You can start with a spreadsheet, but many photographers benefit from a dedicated CRM once inquiries become harder to manage. A CRM can help with templates, reminders, questionnaires, and contracts. See Photography CRM Tools Compared for Solo Photographers and Small Studios for a broader overview.
10. Standardize proposals, contracts, and delivery
Professional follow-through makes referrals more likely and reduces lost time. Once a lead is qualified, move them into a consistent process: proposal, agreement, invoice or retainer, pre-shoot guidance, session, delivery, and review request.
For contract basics, review Photography Contract Checklist: What Every Freelance Photographer Should Include. The less you reinvent for each client, the easier it becomes to handle more leads without relying on constant promotional activity.
Tools and handoffs
To keep your marketing sustainable, treat it like a pipeline with clear handoffs rather than a collection of unrelated tasks.
Discovery tools: your website, map profile, photographer directory listings, venue listings, and search-friendly blog posts. Their job is to get the right person to notice you.
Trust tools: portfolio galleries, testimonials, service pages, FAQs, and behind-the-scenes process explanations. Their job is to answer “Can this photographer solve my problem well?”
Conversion tools: inquiry forms, pricing guides, brochures or welcome PDFs, CRM automations, and calendar links where appropriate. Their job is to turn interest into a conversation.
Delivery tools: contracts, invoices, questionnaires, shot planning notes, galleries, and print sales systems. Their job is to create a smooth client experience that leads to repeat work and referrals.
The handoff should feel natural:
- A client finds you in search or through a referral.
- They land on a service page that matches their need.
- They review portfolio samples and FAQs.
- They submit an inquiry.
- You respond with a clear next step.
- You book and onboard them with a consistent process.
- You deliver, request feedback, and ask for referrals.

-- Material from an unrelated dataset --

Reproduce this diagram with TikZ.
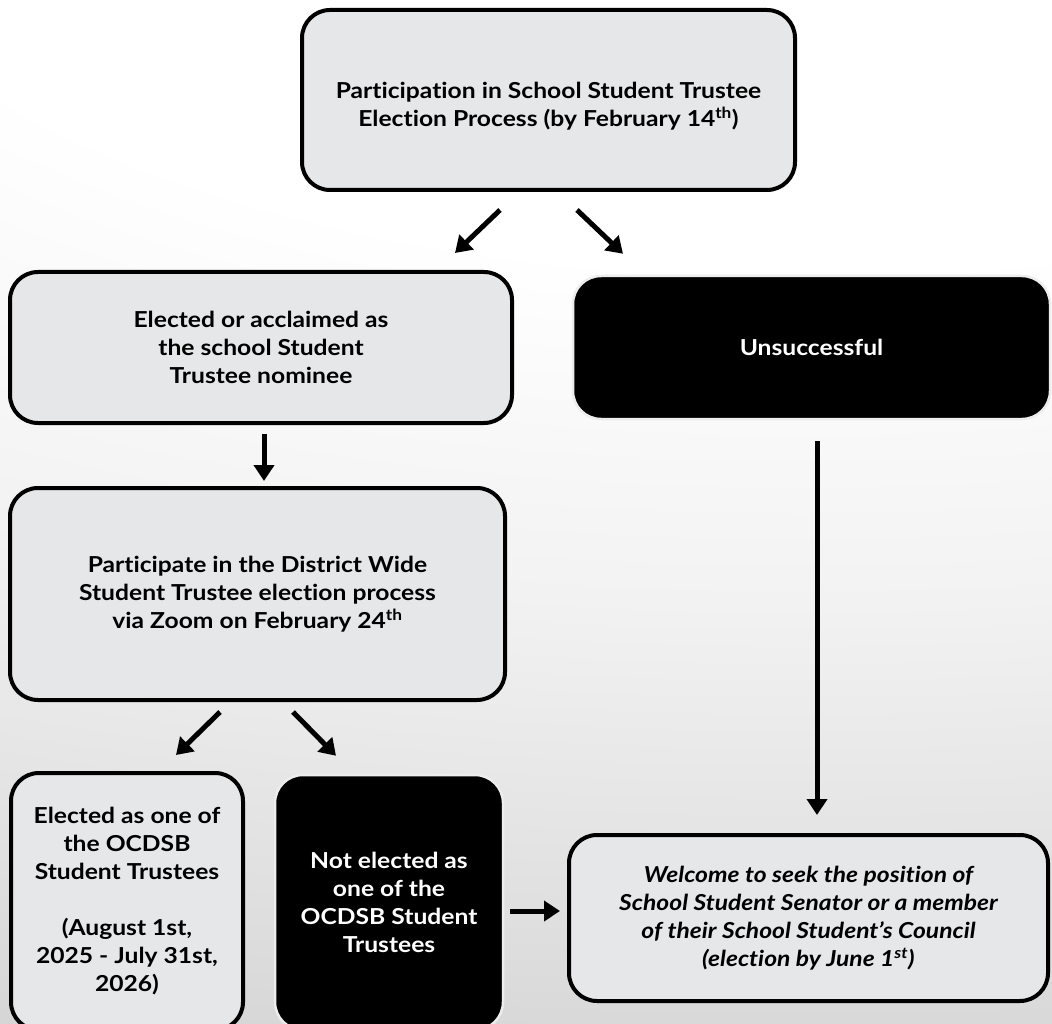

If you sell prints alongside services, create a separate but connected path so clients can move from session delivery into product sales. Resources like Best Places to Sell Photography Prints Online and How to Price Photography Prints for Open Editions and Limited Editions can support that expansion.
Quality checks
Before you spend more time trying new photography marketing ideas, check whether your current system has obvious weak points. These quality checks catch common issues.
- Message match: does your homepage clearly match the work you want more of?
- Portfolio match: do your best examples reflect current style and target client, not old experiments?
- Local relevance: does your site mention where you work in a natural, useful way?
- Inquiry clarity: is your contact process simple and quick to understand?
- Response speed: do you reply while the lead is still comparing options?
- Referral timing: do you ask for reviews and referrals at a moment when the client is happy and engaged?
- Tracking: can you identify which inquiries came from search, directories, partners, or past clients?
- Consistency: are your listings, website details, and email signature aligned?
A simple monthly review can be enough. Count inquiries, bookings, and confirmed sources. If a directory sends traffic but no qualified leads, improve the profile or leave it. If a venue partner sends frequent matches, invest deeper there. If a blog post gets visits but no inquiries, add a stronger call to action and more relevant examples.
When to revisit
This system should be reviewed whenever your tools, services, or local market shift. In practice, set a calendar reminder every quarter and revisit sooner when one of these triggers appears:
- You change your primary niche or add a new service
- You move cities or expand your service area
- Your booking rate drops even though inquiries remain steady
- Your portfolio style changes noticeably
- Your local listings or directory profiles become outdated
- You add new workflow tools such as a CRM, gallery platform, or booking form
- Your pricing, contract, or delivery process changes
When you review, do not rebuild everything. Update the parts closest to revenue first:
- Refresh your homepage headline and service page copy.
- Replace weaker portfolio images with recent work.
- Check all listings and directory links.
- Audit your inquiry form and response templates.
- Ask three recent clients for a testimonial or referral.
- Reach out to three partners with a specific collaboration idea.
- Publish or update one useful local intent page.
If you want a practical place to start this week, do this in order: choose one service to lead with, tighten one portfolio page, improve one local service page, update one directory profile, and send five referral or partner emails. That is enough to create momentum.
The broader lesson is simple. You do not need to be everywhere. You need a system that helps the right people find you, trust you, and hire you. Once that system is in place, every improvement compounds.